Salesforce CEO Marc Benioff has backtracked from comments supporting National Guard deployment to San Francisco.
“Having listened closely to my fellow San Franciscans and our local officials, and after the largest and safest Dreamforce in our history, I do not believe the National Guard is needed to address safety in San Francisco,” Benioff said in a post on X, retracting his comments to the New York Times that supported the deployment of National Guard troops to San Francisco to assist with law and order.
“My earlier comment came from an abundance of caution around the event, and I sincerely apologize for the concern it caused.

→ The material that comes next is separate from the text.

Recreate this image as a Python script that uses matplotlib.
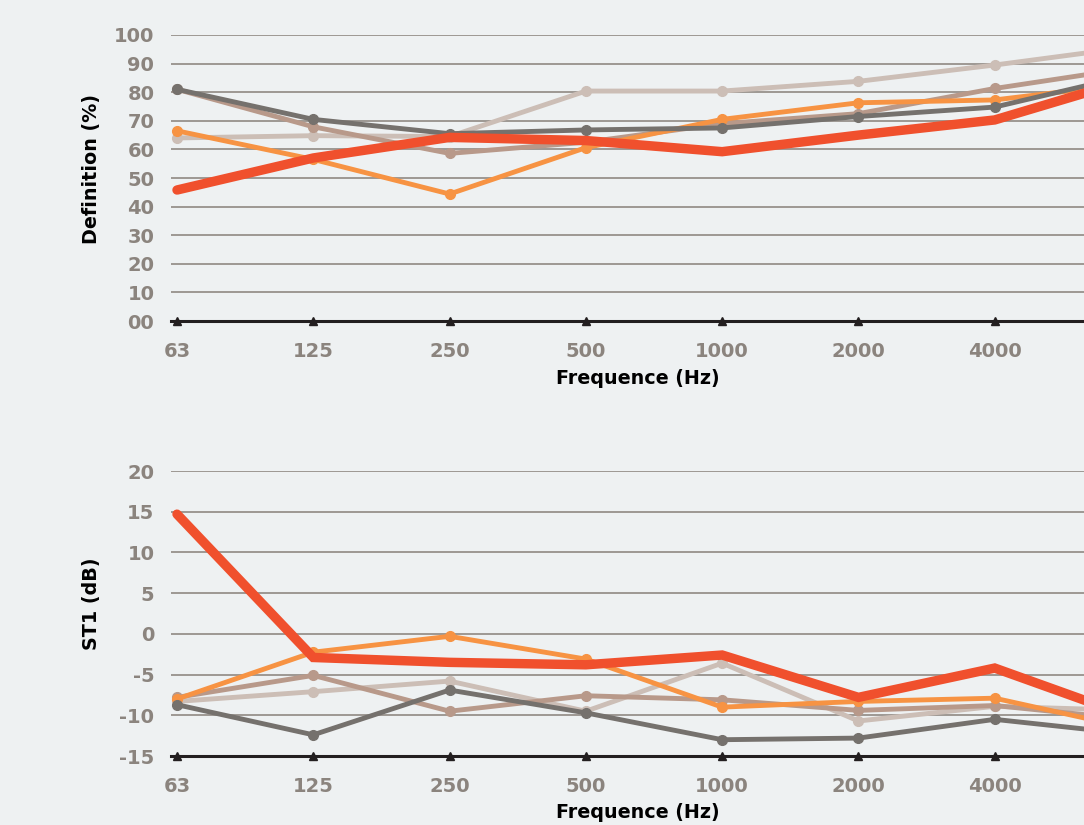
import matplotlib
matplotlib.use("Agg")
import matplotlib.pyplot as plt
import numpy as np

# ---------------- data ----------------
freqs = ["63", "125", "250", "500", "1000", "2000", "4000", "8000"]

def_dark = [81.0, 70.5, 65.5, 66.8, 67.5, 71.5, 74.8, 86.0]
def_brown = [81.0, 67.9, 58.6, 62.5, 69.0, 72.5, 81.3, 88.5]
def_light = [64.0, 64.8, 64.5, 80.4, 80.4, 83.8, 89.5, 95.8]
def_orange = [66.5, 56.5, 44.4, 60.6, 70.5, 76.3, 77.3, 83.0]
def_red = [45.8, 57.0, 64.2, 63.1, 59.2, 65.0, 70.3, 84.5]

st_dark = [-8.7, -12.4, -6.9, -9.7, -13.0, -12.8, -10.5, -12.3]
st_brown = [-7.8, -5.1, -9.5, -7.6, -8.1, -9.4, -8.8, -10.5]
st_light = [-8.3, -7.1, -5.8, -9.5, -3.6, -10.7, -8.9, -9.4]
st_orange = [-8.0, -2.25, -0.3, -3.1, -9.0, -8.3, -7.9, -11.6]
st_red = [14.7, -2.9, -3.5, -3.8, -2.6, -7.8, -4.2, -10.2]

top_yticks = [0, 10, 20, 30, 40, 50, 60, 70, 80, 90, 100]
top_yticklabels = ["00", "10", "20", "30", "40", "50", "60", "70", "80", "90", "100"]
bot_yticks = [-15, -10, -5, 0, 5, 10, 15, 20]
bot_yticklabels = ["-15", "-10", "-5", "0", "5", "10", "15", "20"]

# ---------------- style ----------------
BG = "#eef1f2"
C_DARK = "#75716d"
C_BROWN = "#b8998a"
C_LIGHT = "#ccbeb6"
C_ORANGE = "#f79343"
C_RED = "#f0502d"
TICK_C = "#8b847e"
GRID_C = "#9d9893"

plt.rcParams['font.family'] = ['DejaVu Sans']

fig = plt.figure(figsize=(10.84, 8.25), dpi=100, facecolor=BG)

W, H = 1084.0, 825.0
left_px, right_px = 171.0, 1137.0

def make_ax(top_px, bot_px):
    return fig.add_axes([left_px / W, 1 - bot_px / H, (right_px - left_px) / W, (bot_px - top_px) / H])

ax1 = make_ax(35, 321)
ax2 = make_ax(471, 756)

x = np.arange(len(freqs))
pad = 6.0 / 136.3
# the last category lies beyond the visible right edge, as in the reference
visible_labels = freqs[:-1] + [""]

def style(ax, yticks, yticklabels, ylo, yhi, series, ylabel, ylabel_y):
    ax.set_facecolor(BG)
    ax.set_xlim(-pad, len(freqs) - 1 + pad)
    ax.set_ylim(ylo, yhi)
    for y in yticks[1:]:
        ax.axhline(y, color=GRID_C, lw=1.4, zorder=1)
    ax.axhline(ylo, color="#231f20", lw=2.2, zorder=2, clip_on=False)
    ax.plot(x, [ylo] * len(x), linestyle="none", marker="^", ms=5.5,
            color="#231f20", zorder=3, clip_on=False)
    for s in ax.spines.values():
        s.set_visible(False)
    ax.set_yticks(yticks)
    ax.set_yticklabels(yticklabels)
    ax.set_xticks(x)
    ax.set_xticklabels(visible_labels)
    ax.tick_params(axis="y", length=0, pad=12, labelsize=14, labelcolor=TICK_C)
    ax.tick_params(axis="x", length=0, pad=15, labelsize=14, labelcolor=TICK_C)
    for lab in ax.get_xticklabels() + ax.get_yticklabels():
        lab.set_fontweight("bold")
    # draw order: light, brown, orange, dark, red
    ax.plot(x, series[2], color=C_LIGHT, lw=3.5, marker="o", ms=7, zorder=4, clip_on=False)
    ax.plot(x, series[1], color=C_BROWN, lw=3.5, marker="o", ms=7, zorder=5, clip_on=False)
    ax.plot(x, series[3], color=C_ORANGE, lw=3.5, marker="o", ms=7, zorder=6, clip_on=False)
    ax.plot(x, series[0], color=C_DARK, lw=3.5, marker="o", ms=7, zorder=7, clip_on=False)
    ax.plot(x, series[4], color=C_RED, lw=6.8, solid_capstyle="round",
            solid_joinstyle="miter", zorder=8, clip_on=False)
    fig.text(91 / W, 1 - ylabel_y / H, ylabel, rotation=90, ha="center", va="center",
             fontsize=13.8, fontweight="bold", color="black")

style(ax1, top_yticks, top_yticklabels, 0, 100,
      [def_dark, def_brown, def_light, def_orange, def_red], "Definition (%)", 169)
style(ax2, bot_yticks, bot_yticklabels, -15, 20,
      [st_dark, st_brown, st_light, st_orange, st_red], "ST1 (dB)", 604)

fig.text(638 / W, 1 - 378 / H, "Frequence (Hz)", ha="center", va="center",
         fontsize=13.8, fontweight="bold", color="black")
fig.text(638 / W, 1 - 813 / H, "Frequence (Hz)", ha="center", va="center",
         fontsize=13.8, fontweight="bold", color="black")

fig.savefig("out.png", dpi=100, facecolor=BG)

“It’s my firm belief that our city makes the most progress when we all work together in a spirit of partnership. I remain deeply grateful to Mayor [Daniel] Lurie, SFPD [the San Francisco Police Department], and all our partners, and am fully committed to a safer, stronger San Francisco,” he said.
In an interview published on Oct. 10, Benioff told the Times: “We don’t have enough cops, so if they can be cops, I’m all for it.”
Salesforce is the largest private employer in the city, so his comments drew immediate attention and almost immediate condemnation from many people, including Emerson Collective founder and president Laurene Powell Jobs, who criticized Benioff in an opinion piece for The Wall Street Journal.
“That’s the quiet corruption corroding modern philanthropy: the ability to give as a license to impose one’s will,” she wrote. “It’s a kind of moral laundering, where so-called benevolence masks self-interest.”
Fallout over Benioff’s suggestion that the National Guard should be deployed to patrol San Francisco’s streets intensified Wednesday, as District Attorney Brooke Jenkins — joined by Lurie and law enforcement leaders — firmly rejected the idea, calling such federal involvement unnecessary and unwelcome.
Speaking at a press conference outside the San Francisco Police Academy alongside Lurie and Sheriff Paul Miyamoto, Jenkins said the city is already taking strong action against crime.
Salesforce alumni, along with current employees and community members, published a letter criticizing Benioff’s position and saying it represented “a troubling hypocrisy.”
Conversely, some prominent conservatives supported Benioff’s suggestion.
Among them was President Donald Trump.
He seemed to reference the idea while talking with reporters at the White House on Tuesday and said, “We have great support in San Francisco.”
He told FBI Director Kash Patel to put the city next in line for positioning troops.